‘Let Ollie Do It’ Was Motto, Attorney Says : North ‘Just Wants to Go Home,’ Emotional Lawyer Tells Court
WASHINGTON — Quoting Bible verse and choking with emotion, Oliver L. North’s lawyer said today that the Ronald Reagan Administration, trying to keep the Nicaraguan Contras alive and rescue U.S. hostages in Lebanon, united in the cry, “Let Ollie do it!”
“Ollie North doesn’t want to be a hero,” Brendan V. Sullivan Jr. said in closing arguments at the former National Security Council aide’s trial. “He just wants to go home.”
“It’s like a big octopus,” Sullivan said. “The President, McFarlane, Poindexter, Casey . . . they are all reaching out to get Ollie North to run something. . . . They are all reaching out to get him.”

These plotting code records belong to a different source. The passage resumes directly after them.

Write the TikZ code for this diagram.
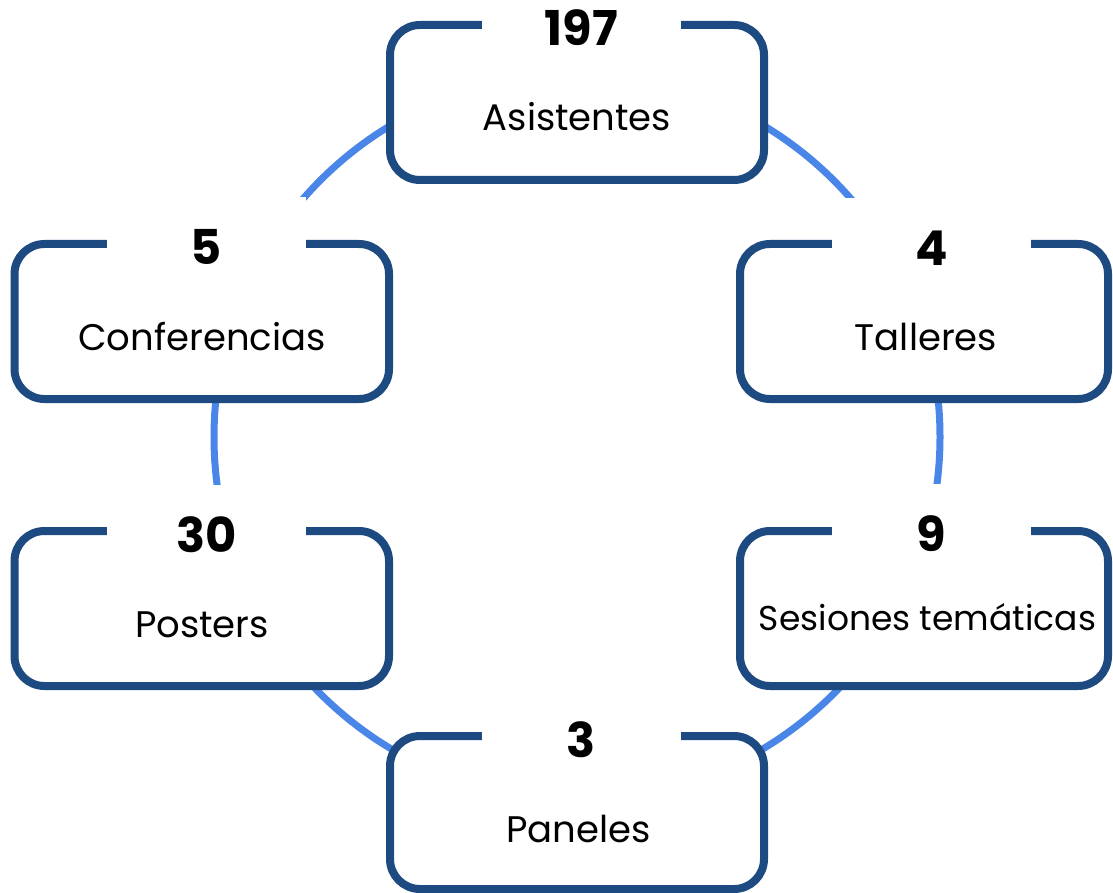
\documentclass[tikz,border=0pt]{standalone}
\usepackage{fontspec}
\setmainfont{Poppins}
\definecolor{boxblue}{HTML}{1D4A80}
\definecolor{ringblue}{HTML}{4A86E8}
\begin{document}
\begin{tikzpicture}[x=1pt,y=-1pt,
  box/.style={rectangle, draw=boxblue, line width=8pt, fill=white, rounded corners=30pt, minimum height=155pt, inner sep=0pt},
  num/.style={rectangle, fill=white, minimum width=199pt, minimum height=100pt, inner sep=0pt, font=\fontsize{48}{48}\selectfont\bfseries},
  lbl/.style={anchor=base, inner sep=0pt, font=\fontsize{37}{39}\selectfont},
  ring/.style={draw=ringblue, line width=7pt}]
\useasboundingbox (0,0) rectangle (1113,893);
\coordinate (c) at (577,437);
\draw[ring] (c) circle[radius=363pt];
% boxes
\node[box, minimum width=374pt] (asis) at (577,102.5) {};
\node[box, minimum width=374.5pt] (conf) at (201.75,321.5) {};
\node[box, minimum width=368pt] (tall) at (924,321.5) {};
\node[box, minimum width=374.5pt] (post) at (201.75,608.5) {};
\node[box, minimum width=368pt] (sesi) at (924,608.5) {};
\node[box, minimum width=374pt, minimum height=153pt] (pane) at (577,812.5) {};
% numbers
\node[num] (nasis) at (581.5,28) {197};
\node[num] (nconf) at (206.5,247) {5};
\node[num] (ntall) at (931.5,248) {4};
\node[num] (npost) at (206.5,535) {30};
\node[num] (nsesi) at (931.5,534) {9};
\node[num] (npane) at (581.5,740) {3};
% labels
\node[lbl] (lasis) at (577,131) {Asistentes};
\node[lbl] (lconf) at (202,350) {Conferencias};
\node[lbl] (ltall) at (926,350) {Talleres};
\node[lbl] (lpost) at (202,637) {Posters};
\node[lbl, font=\fontsize{34.5}{36}\selectfont] (lsesi) at (927.5,630) {Sesiones temáticas};
\node[lbl] (lpane) at (578.5,842) {Paneles};
\end{tikzpicture}
\end{document}
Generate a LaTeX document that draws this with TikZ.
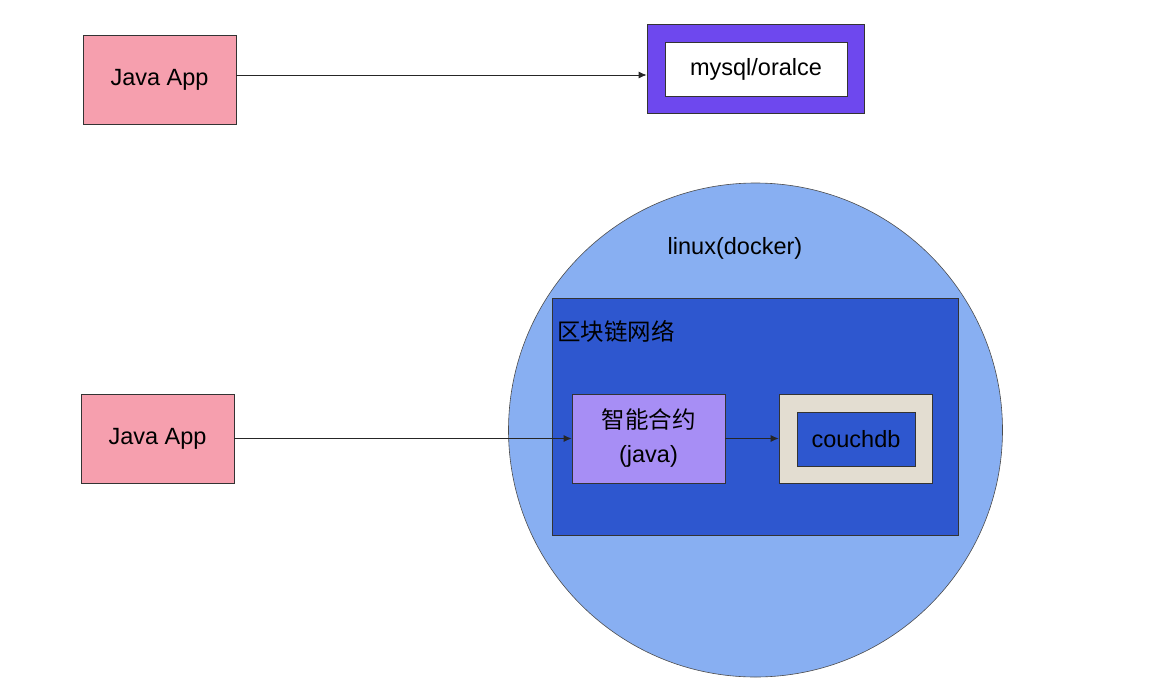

Robert C. McFarlane and John W. Poindexter were national security advisers to President Reagan, and the late William J. Casey was CIA director.
‘He Has Been a Hostage’
In a quavering voice and appearing near tears, Sullivan read the Bible verse that says: “Greater love has no man than he be willing to lay down his life for another.”
“That’s the kind of man Ollie North is,” said Sullivan. “Now he cries out. In a sense he has been a hostage. I ask you on the evidence to set him free.”
Earlier, Sullivan said it was “natural instinct” for North to destroy documents because he was engaged in some of the government’s most secret operations.
“It’s a reasonable thing to do,” Sullivan said of North’s decision to destroy records as he prepared to leave the National Security Council staff in November, 1986. “The act of destroying documents” would be the “natural instinct of anybody running a covert operation.”
‘Most Secret Operations’
“Col. North had charge of running some of the most secret operations” in the government, Sullivan said as North’s Iran-Contra trial approached its end.
The former NSC aide is accused of altering, destroying, concealing and removing documents as the Iran-Contra scandal emerged publicly in November, 1986.
North testified that among the documents he destroyed were memos reflecting the diversion of funds from the sale of weapons to Iran to the Contra rebels in Nicaragua. One memo reflecting a planned diversion that North neglected to shred was found in his files on Nov. 22, 1986, by an aide to then-Atty. Gen. Edwin Meese III.
North is accused of preparing documents stating that no one in the U.S. government knew until January, 1986, that Hawk missiles were aboard an aircraft to Iran on a November, 1985, flight assisted by the CIA.